通过 python 生成词云的代码

记录一下相关代码
#coding:utf-8

# 导入需要模块
import jieba
from PIL import Image 
import numpy as np 
import matplotlib.pyplot as plt 
from wordcloud import WordCloud, STOPWORDS 
import io

'''
text = open(r'D:\test.txt','r').read()

wc = WordCloud(
        background_color="white", max_font_size=300,
        width=800, height=600, margin=2 )

wc.generate(text)

plt.imshow(wc)
plt.axis("off")
plt.show()

wc.to_file('test.png')
'''


#读取txt文件
text = io.open(r'D:\dong.txt','r',encoding='utf-8').read()
print(u'加载txt文件成功')

#进行分词
wordlist_after_jieba = jieba.cut(text, cut_all=False)
wl_space_split = " ".join(wordlist_after_jieba)
print(u'分词成功')

# 读取照片通过numpy.array函数将照片等结构数据转化为np-array
mask=np.array(Image.open( r'D:mask.png'))   
print(u'加载图片成功！
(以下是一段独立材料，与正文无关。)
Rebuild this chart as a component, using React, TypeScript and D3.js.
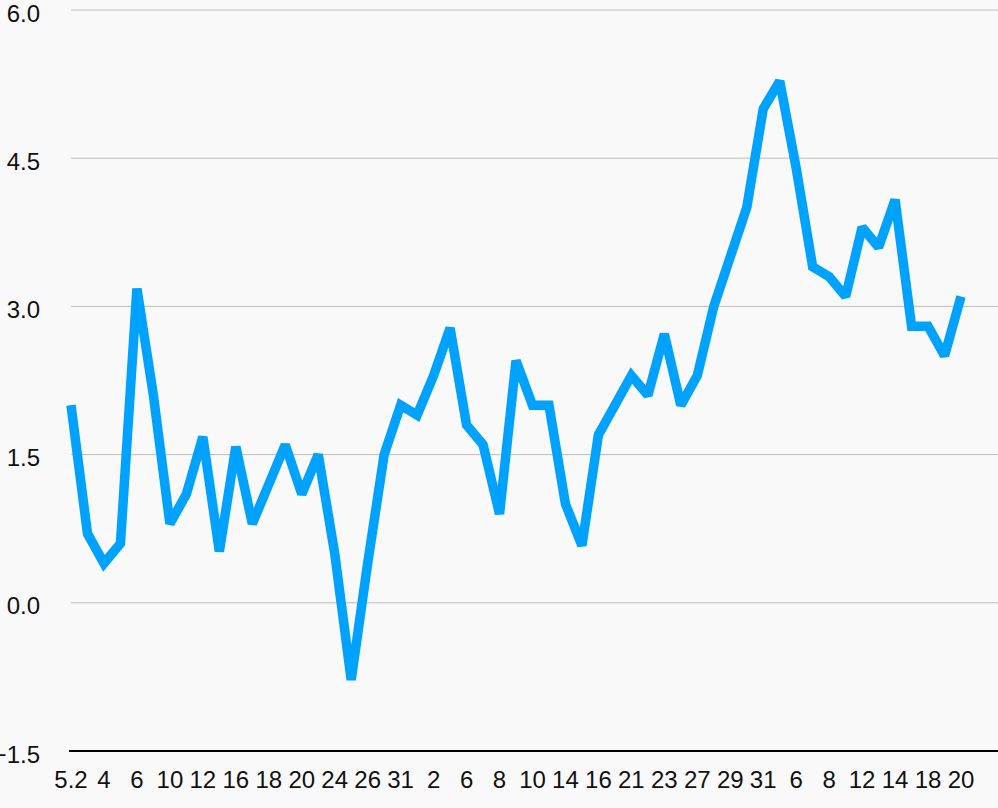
import React from "react";
import * as d3 from "d3";

const tickLabels = ["5.2","4","6","10","12","16","18","20","24","26","31","2","6","8","10","14","16","21","23","27","29","31","6","8","12","14","18","20"];
const values = [
  2.0, 0.7, 0.4, 0.6, 3.18, 2.1, 0.8, 1.1, 1.68, 0.52,
  1.58, 0.8, 1.2, 1.6, 1.1, 1.5, 0.5, -0.78, 0.4, 1.5,
  2.0, 1.9, 2.3, 2.78, 1.8, 1.6, 0.9, 2.45, 2.0, 2.0,
  1.0, 0.58, 1.7, 2.0, 2.3, 2.1, 2.72, 2.0, 2.3, 3.0,
  3.5, 4.0, 5.0, 5.28, 4.4, 3.4, 3.3, 3.1, 3.8, 3.6,
  4.08, 2.8, 2.8, 2.5, 3.1
];
const yTicks = [-1.5, 0, 1.5, 3.0, 4.5, 6.0];

export default function App() {
  const W = 998, H = 808;
  const x = d3.scalePoint<number>().domain(values.map((_, i) => i)).range([71, 961]);
  const y = d3.scaleLinear().domain([-1.5, 6]).range([751, 10]);
  const line = d3.line<number>().x((_, i) => x(i)!).y(d => y(d));
  const font = "'Liberation Sans', Arial, Helvetica, sans-serif";
  return (
    <svg width={W} height={H} style={{ position: "absolute", left: 0, top: 0, background: "#f9f9f9" }}>
      <rect x={0} y={0} width={W} height={H} fill="#f9f9f9" />
      {yTicks.map(t => (
        <g key={t}>
          {t !== -1.5 && <line x1={71} x2={W} y1={y(t)} y2={y(t)} stroke="#bdbdbd" strokeWidth={1} />}
          <text x={40} y={y(t) + 11.5} textAnchor="end" fontFamily={font} fontSize={24} fill="#111">{d3.format(".1f")(t)}</text>
        </g>
      ))}
      <line x1={69} x2={W} y1={y(-1.5)} y2={y(-1.5)} stroke="#000" strokeWidth={2} />
      {tickLabels.map((l, k) => (
        <text key={k} x={x(k * 2)!} y={788} textAnchor="middle" fontFamily={font} fontSize={24} fill="#111">{l}</text>
      ))}
      <path d={line(values)!} fill="none" stroke="#00a2ff" strokeWidth={9.5} strokeLinejoin="miter" strokeMiterlimit={2} />
    </svg>
  );
}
')


#选择屏蔽词，不显示在词云里面
stopwords = set(STOPWORDS)
stopwords.add("此用户没有填写评价")
# stopwords.add("收到”)可以加多个屏蔽词


#创建词云对象并设置参数
# 需要注意的是使用mask参数后不能使用width, height参数，因为图片大小已经确定
wc = WordCloud( 
    #选择背景色
    #设置字体，不指定就会出现乱码
    font_path=r'C:\Windows\Fonts\SIMYOU.ttf',
    background_color="black", max_words=300, mask=mask, stopwords=stopwords, max_font_size=200, min_font_size = 10,
    # 设置有多少种随机生成状态，即有多少种配色方案
    random_state=30
    )


#生成词云
wc.generate(text)

#存储并指定文件名称
wc.to_file( u"三体3死神永生词云.png")


#通过matplotlib绘图库显示词云
plt.imshow(wc, interpolation='bilinear') 
plt.axis("off")

#不显示坐标轴
plt.figure() 
plt.imshow(mask, cmap=plt.cm.gray, interpolation='bilinear') 
plt.axis("off") 
plt.show() 
print(u'生成词云成功!')